__ROWS__
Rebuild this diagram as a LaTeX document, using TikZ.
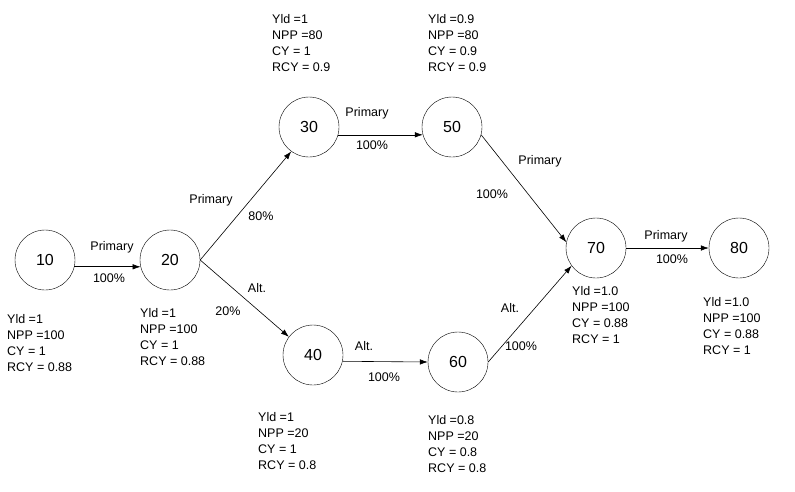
\documentclass[tikz,border=0pt]{standalone}
\usepackage{fontspec}
\setmainfont{Liberation Sans}
\usetikzlibrary{arrows.meta}
\begin{document}
\begin{tikzpicture}[x=1pt, y=-1pt, font=\fontsize{12.5}{16}\selectfont,
    op/.style={draw, circle, minimum size=60pt, inner sep=0pt, font=\fontsize{16}{18}\selectfont},
    info/.style={anchor=north west, align=left, inner sep=0pt},
    lbl/.style={inner sep=0pt},
    flow/.style={-{Latex[length=8pt,width=5.5pt]}, line width=0.6pt}]
    \useasboundingbox (0,0) rectangle (795,491);
    % operations
    \node[op] (n10) at (45,260) {10};
    \node[op] (n20) at (170,260) {20};
    \node[op] (n30) at (309,127) {30};
    \node[op] (n50) at (452,127) {50};
    \node[op] (n40) at (313,355) {40};
    \node[op] (n60) at (458,362) {60};
    \node[op] (n70) at (596,248) {70};
    \node[op] (n80) at (739,248) {80};
    % yields
    \node[info] (i10) at (7,314) {Yld =1\\NPP =100\\CY = 1\\RCY = 0.88};
    \node[info] (i20) at (140,308) {Yld =1\\NPP =100\\CY = 1\\RCY = 0.88};
    \node[info] (i30) at (272,14) {Yld =1\\NPP =80\\CY = 1\\RCY = 0.9};
    \node[info] (i50) at (428,14) {Yld =0.9\\NPP =80\\CY = 0.9\\RCY = 0.9};
    \node[info] (i40) at (258,412) {Yld =1\\NPP =20\\CY = 1\\RCY = 0.8};
    \node[info] (i60) at (428,415) {Yld =0.8\\NPP =20\\CY = 0.8\\RCY = 0.8};
    \node[info] (i70) at (572,286) {Yld =1.0\\NPP =100\\CY = 0.88\\RCY = 1};
    \node[info] (i80) at (703,297) {Yld =1.0\\NPP =100\\CY = 0.88\\RCY = 1};
    % routes
    \draw[flow] (n10.-13) -- (n20.-167);
    \draw[flow] (n20.east) -- (n30.234);
    \draw[flow] (n20.east) -- (n40.143);
    \draw[flow] (n30.-15) -- (n50.-165);
    \draw[flow] (n40.-12) -- (n60.west);
    \draw[flow] (n50.-15) -- (n70.169);
    \draw[flow] (n60.east) -- (n70.216);
    \draw[flow] (n70.east) -- (n80.west);
    \node[lbl] (p1) at (112,247) {Primary};
    \node[lbl] (q1) at (109,278) {100\%};
    \node[lbl] (p2) at (211,200) {Primary};
    \node[lbl] (q2) at (261,216) {80\%};
    \node[lbl] (p3) at (257,288) {Alt.};
    \node[lbl] (q3) at (228,311) {20\%};
    \node[lbl] (p4) at (367,113) {Primary};
    \node[lbl] (q4) at (372,145) {100\%};
    \node[lbl] (p5) at (540,161) {Primary};
    \node[lbl] (q5) at (492,194) {100\%};
    \node[lbl] (p6) at (510,308) {Alt.};
    \node[lbl] (q6) at (521,346) {100\%};
    \node[lbl] (p7) at (364,346) {Alt.};
    \node[lbl] (q7) at (384,377) {100\%};
    \node[lbl] (p8) at (666,236) {Primary};
    \node[lbl] (q8) at (672,259) {100\%};
\end{tikzpicture}
\end{document}
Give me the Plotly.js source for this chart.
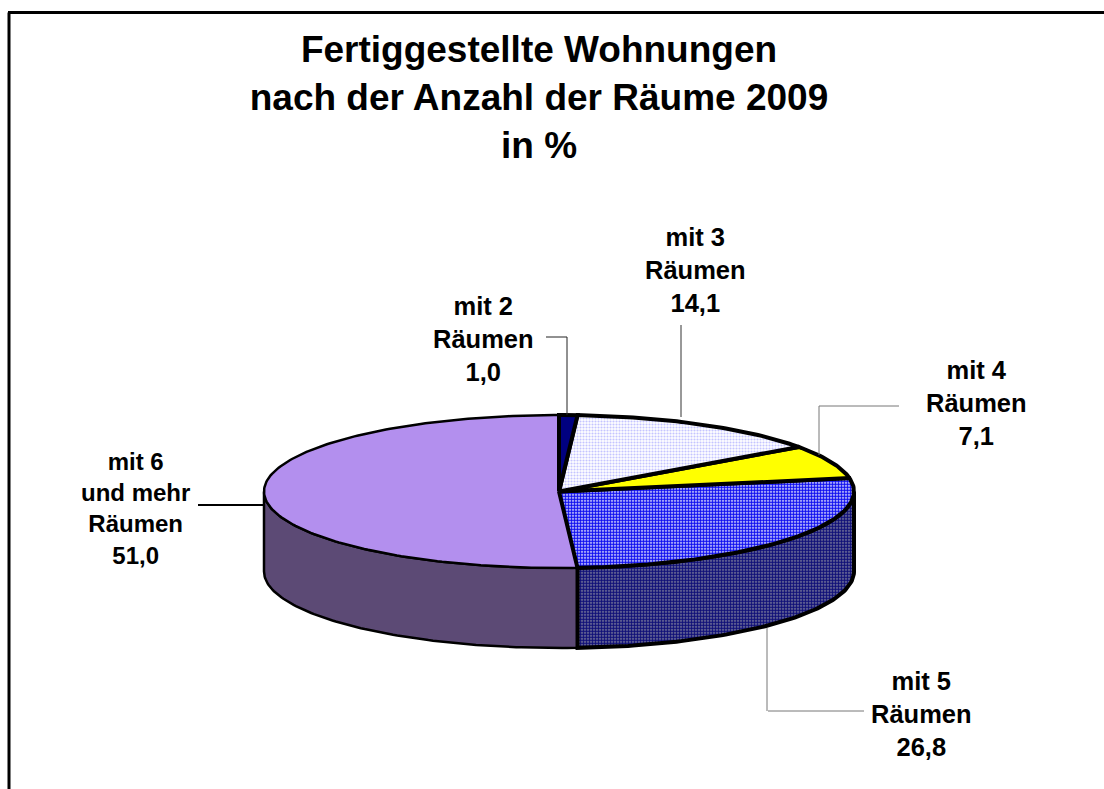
<!DOCTYPE html>
<html>
<head>
<meta charset="utf-8">
<script src="https://cdn.plot.ly/plotly-3.0.1.min.js"></script>
<style>html,body{margin:0;padding:0;background:#fff}#c{width:1104px;height:789px}</style>
</head>
<body>
<div id="c"></div>
<script>
const categories = ["mit 2<br>Räumen", "mit 3<br>Räumen", "mit 4<br>Räumen", "mit 5<br>Räumen", "mit 6<br>und mehr<br>Räumen"];
const values = [1.0, 14.1, 7.1, 26.8, 51.0];
const valueLabels = ["1,0", "14,1", "7,1", "26,8", "51,0"];
const titleText = "Fertiggestellte Wohnungen<br>nach der Anzahl der Räume 2009<br>in %";

// pie geometry (axis units equal pixels)
const CX = 559, CY = 491.5, RX = 295, RY = 76.5, DEPTH = 80;
const FONT = '"Liberation Sans", Arial, sans-serif';

const topStyles = [
  {fillcolor: '#000080', line: 4},
  {fillcolor: '#E6E6FF', pattern: {shape: '.', size: 3, solidity: 0.4, fgcolor: '#C4C4FF', bgcolor: '#FFFFFF'}, line: 4},
  {fillcolor: '#FFFF00', line: 4},
  {fillcolor: '#6060F0', pattern: {shape: '.', size: 3, solidity: 0.7, fgcolor: '#1010F0', bgcolor: '#FFFFFF'}, line: 4},
  {fillcolor: '#B38FEE', line: 2.5}
];
const sideStyles = [null, null, null,
  {fillcolor: '#3A3A8C', pattern: {shape: '.', size: 3, solidity: 0.7, fgcolor: '#101078', bgcolor: '#8A8AA0'}, line: 4},
  {fillcolor: '#5C4A75', line: 2.5}
];

const rad = d => d * Math.PI / 180;
const rimX = d => CX + RX * Math.sin(rad(d));
const rimY = (d, off) => CY - RY * Math.cos(rad(d)) + off;

function arc(a, b, off) {
  const xs = [], ys = [];
  const n = Math.max(2, Math.ceil(Math.abs(b - a)));
  for (let i = 0; i <= n; i++) {
    const d = a + (b - a) * i / n;
    xs.push(rimX(d)); ys.push(rimY(d, off));
  }
  return [xs, ys];
}

function makeTrace(xs, ys, st, name) {
  const t = {
    type: 'scatter', mode: 'lines', x: xs, y: ys, fill: 'toself',
    fillcolor: st.fillcolor, line: {color: '#000', width: st.line, shape: 'linear'},
    name: name, hoverinfo: 'name', showlegend: false
  };
  if (st.pattern) t.fillpattern = st.pattern;
  return t;
}

const total = values.reduce((s, v) => s + v, 0);
const starts = [];
values.reduce((acc, v, i) => { starts[i] = acc; return acc + v; }, 0);
const angA = starts.map(s => s / total * 360);
const angB = values.map((v, i) => (starts[i] + v) / total * 360);

const sideTraces = [], topTraces = [];
values.forEach((v, i) => {
  const a = Math.max(angA[i], 90), b = Math.min(angB[i], 270);
  if (b > a && sideStyles[i]) {
    const [x1, y1] = arc(a, b, 0), [x2, y2] = arc(b, a, DEPTH);
    sideTraces.push(makeTrace(x1.concat(x2, [x1[0]]), y1.concat(y2, [y1[0]]), sideStyles[i], categories[i].replace(/<br>/g, ' ')));
  }
  const [xs, ys] = arc(angA[i], angB[i], 0);
  topTraces.push(makeTrace([CX].concat(xs, [CX]), [CY].concat(ys, [CY]), topStyles[i], categories[i].replace(/<br>/g, ' ')));
});
// paint order: big thin-lined slice first, heavy-lined slices above it
const traces = sideTraces.reverse().concat(topTraces.slice().reverse());

const labelPos = [[483, 339], [695, 270], [976, 403], [921, 714], [135, 508]];
const annotations = categories.map((c, i) => ({
  x: labelPos[i][0], y: labelPos[i][1], xref: 'x', yref: 'y', showarrow: false,
  text: c + '<br>' + valueLabels[i], align: 'center', xanchor: 'center', yanchor: 'middle',
  font: {family: FONT, size: i === 4 ? 24 : 25.5, color: '#000', weight: 700}
}));

const seg = (x0, y0, x1, y1, color, width) => ({type: 'line', xref: 'x', yref: 'y', x0, y0, x1, y1, line: {color, width}});
const shapes = [
  seg(9, 12.5, 9, 789, '#000', 3),
  seg(8, 12.5, 1104, 12.5, '#000', 3),
  seg(546, 337, 567, 337, '#222', 1), seg(567, 337, 567, 415, '#222', 1),
  seg(681, 325, 681, 417, '#333', 1),
  seg(899, 406, 819, 406, '#777', 1), seg(819, 406, 819, 455, '#777', 1),
  seg(767, 628, 767, 711, '#777', 1), seg(768, 711, 864, 711, '#777', 1),
  seg(198, 505, 263, 505, '#000', 2)
];

const hidden = {visible: false, fixedrange: true, showgrid: false, zeroline: false};
const layout = {
  width: 1104, height: 789, margin: {l: 0, r: 0, t: 0, b: 0},
  paper_bgcolor: '#fff', plot_bgcolor: '#fff', showlegend: false,
  xaxis: Object.assign({range: [0, 1104]}, hidden),
  yaxis: Object.assign({range: [789, 0]}, hidden),
  title: {text: titleText, x: 539 / 1104, xanchor: 'center', y: 1 - 61.5 / 789, yanchor: 'top', yref: 'container',
    font: {family: FONT, size: 37, color: '#000', weight: 700}},
  annotations, shapes
};
Plotly.newPlot('c', traces, layout, {displayModeBar: false, staticPlot: true});
</script>
</body>
</html>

__SHORT PROBLEM__
Scan the material above. Copy each line where "this" occurs.

__THE RESULT__
Rebuild this diagram as a LaTeX document, using TikZ.
Give me the Plotly.js source for this chart.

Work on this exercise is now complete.